To help, the council in April approved two programs. One provides businesses up to $5,000 in one-time grant dollars and the other offers them up to $25,000 in loans with no fees and 0% interest.
Applications for the COVID-19 Small Business Support Grant Program opened April 9 and are available through 5 p.m. on April 16. Businesses that have a brick-and-mortar location in town, have operated for at least one year and have applied for federal Small Business Administration loans are eligible. Apply at CRgov.com/BusinessGrants.
The most severely impacted businesses will be prioritized. A committee will recommend how to divvy up the $200,000 in grant money among applicants at the April 21 council meeting.
“We're talking about the central fabric of our community. All the small businesses, they have paid in for year-in-year-out into the revenue of this town. We've depended on the money that they bring in,” Councilmember Jess Loban said. “The citizens of this town depend on these small businesses for employment and for support.”
The loan program will use $400,000 in town funds to leverage up to $2 million in first-come, first-serve loans. The Castle Rock Economic Development Council is partnering with the Colorado Lending Source to run the program.
Colorado Lending Source will service the loans and oversee their administration. The town will look for a banking partner in the coming months who will accept the $400,000 as loan loss protection and then provide up to $2 million in small business loans.

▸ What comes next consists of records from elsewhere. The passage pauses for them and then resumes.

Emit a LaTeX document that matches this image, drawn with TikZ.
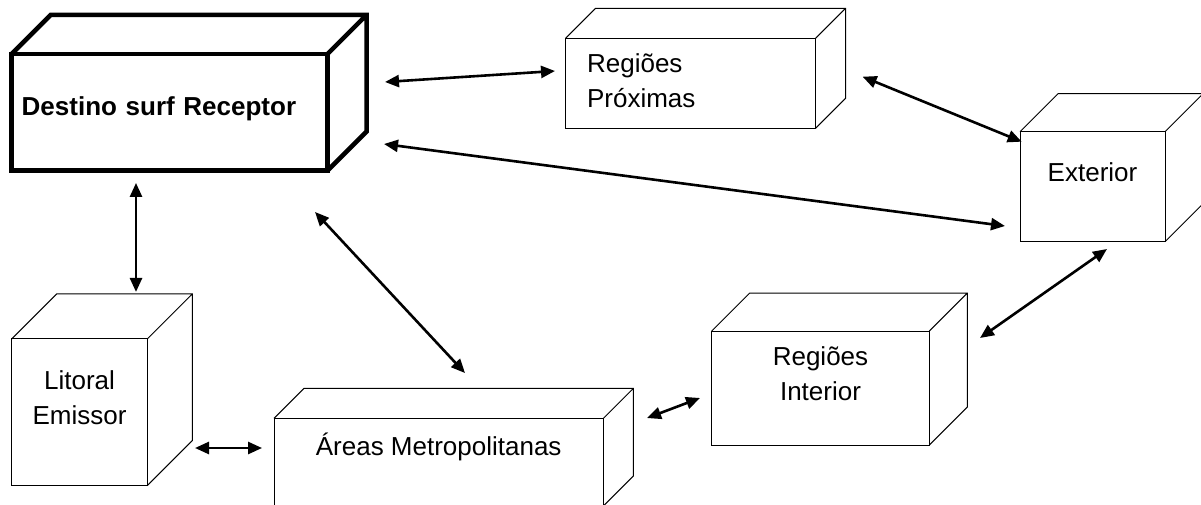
\documentclass[tikz,border=0pt]{standalone}
\usepackage{fontspec}
\setmainfont{Liberation Sans}
\usetikzlibrary{arrows.meta}

\begin{document}
\begin{tikzpicture}[x=1pt, y=-1pt, >={Triangle[length=14pt,width=12pt]}]
  % Set the node styles
  \tikzset{boxnode/.style={draw, rectangle, inner sep=0pt, outer sep=0pt, line width=1pt,
      font=\fontsize{26}{35}\selectfont, align=center, text height=19pt},
    thickbox/.style={boxnode, line width=4.5pt, font=\fontsize{26}{35}\selectfont\bfseries},
    link/.style={<->, line width=2.6pt}}

  \useasboundingbox (0,0) rectangle (1201,505);

  % Draw the front faces of the boxes
  \node[thickbox, minimum width=315.8pt, minimum height=116.7pt, text width=295.8pt,
    align=left, text depth=12pt] (dest) at (169.6,112.3) {Destino surf Receptor};
  \node[boxnode, minimum width=250pt, minimum height=90pt, text width=207pt,
    align=left, text depth=39.6pt] (prox) at (690.6,83.3) {Regiões\\Próximas};
  \node[boxnode, minimum width=145pt, minimum height=110pt, text depth=30pt]
    (ext) at (1092.5,186.7) {Exterior};
  \node[boxnode, minimum width=135.6pt, minimum height=146.7pt, text width=120pt,
    text depth=65.6pt] (lit) at (79.5,412.3) {Litoral\\Emissor};
  \node[boxnode, minimum width=329.3pt, minimum height=87.7pt, text depth=33.4pt]
    (areas) at (438.7,462.2) {Áreas Metropolitanas};
  \node[boxnode, minimum width=217.6pt, minimum height=114pt, text width=200pt,
    text depth=65pt] (inter) at (820.5,388) {Regiões\\Interior};

  % Draw the top and side faces
  \foreach \n/\d/\w in {dest/39/4.5pt, prox/30/1pt, ext/38/1pt, lit/45/1pt, areas/30/1pt, inter/38/1pt}{
    \draw[line width=\w] (\n.north west) -- ++(\d,-\d) -| ([shift={(\d,-\d)}]\n.south east)
      -- (\n.south east) (\n.north east) -- ++(\d,-\d);
  }

  % Connect the boxes
  \draw[link] ([shift={(57.5,-30.3)}]dest.east) -- ([shift={(-10.6,-12.3)}]prox.west);
  \draw[link] ([shift={(47,-6.6)}]prox.east) -- ([shift={(1.7,10)}]ext.north west);
  \draw[link] ([shift={(56.5,31.7)}]dest.east) -- ([shift={(-15,39.3)}]ext.west);
  \draw[link] ([shift={(-33.6,12.3)}]dest.south) -- ([shift={(56.5,-47)}]lit.north);
  \draw[link] ([shift={(-12.5,41.3)}]dest.south east) -- ([shift={(26.3,-45.3)}]areas.north);
  \draw[link] ([shift={(47.7,35.7)}]lit.east) -- ([shift={(-12,-14.2)}]areas.west);
  \draw[link] ([shift={(43.7,-0.3)}]areas.north east) -- ([shift={(-11.7,10)}]inter.west);
  \draw[link] ([shift={(50.7,-50)}]inter.east) -- ([shift={(14.5,7.3)}]ext.south);
\end{tikzpicture}
\end{document}
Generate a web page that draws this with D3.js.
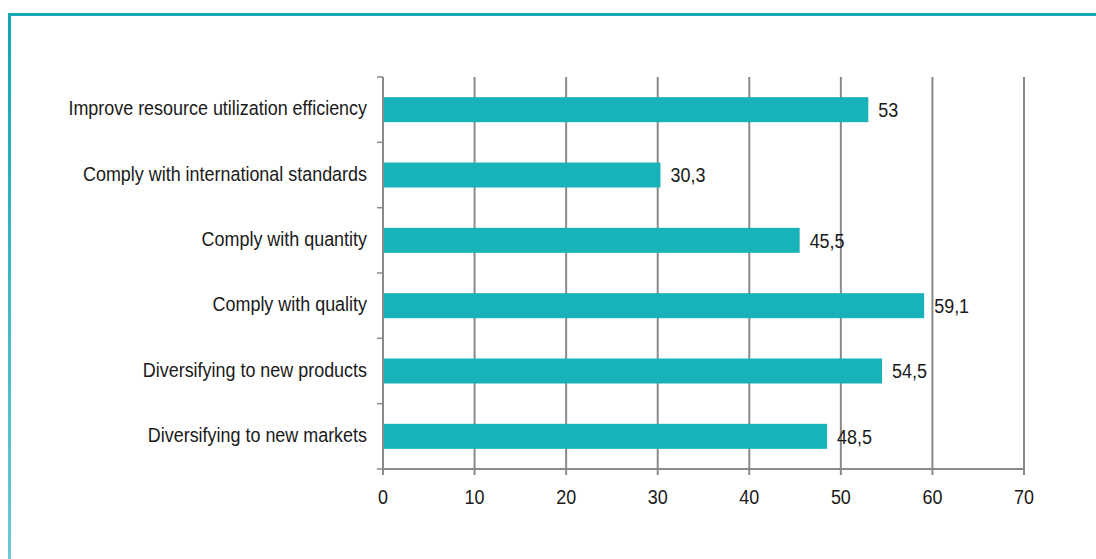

Businesses must be in good standing with the town, have a brick-and-mortar location, have applied for disaster relief or SBA loans and successfully complete Colorado Lending Source underwriting to qualify.
“I want to be upfront with town council on the costs of a program like this,” Frank Gray said.
For council's discussion, Frank Gray presented a program in which the town put up $300,000 to leverage $1.5 million in loans.
The town will cover costs and interest to offer the loans. Costs for Colorado Lending Source to administer $1.5 million in loans would be $135,000 maximum. Castle Rock would also absorb an additional $120,000 in interest if the bank lends the money at 4% interest, although Frank Gray said he expects a lower rate.
Frank Gray said banks are too overwhelmed processing other loans to begin Castle Rock's program immediately but all banks the EDC contacted expressed interest in taking on the program eventually.
Mayor Pro Tem Jason Bower, a small business owner, said he was not sure if he will need to apply to the town's program in the future and abstained from council's vote on the new programs, which passed 6-0.
The town also amended its COVID-19 Kiva Community Loan Program, first approved at an emergency meeting on March 30. Qualified local businesses can now receive up to $4,000 or 50% of the Kiva loan, whichever is less, in town funds.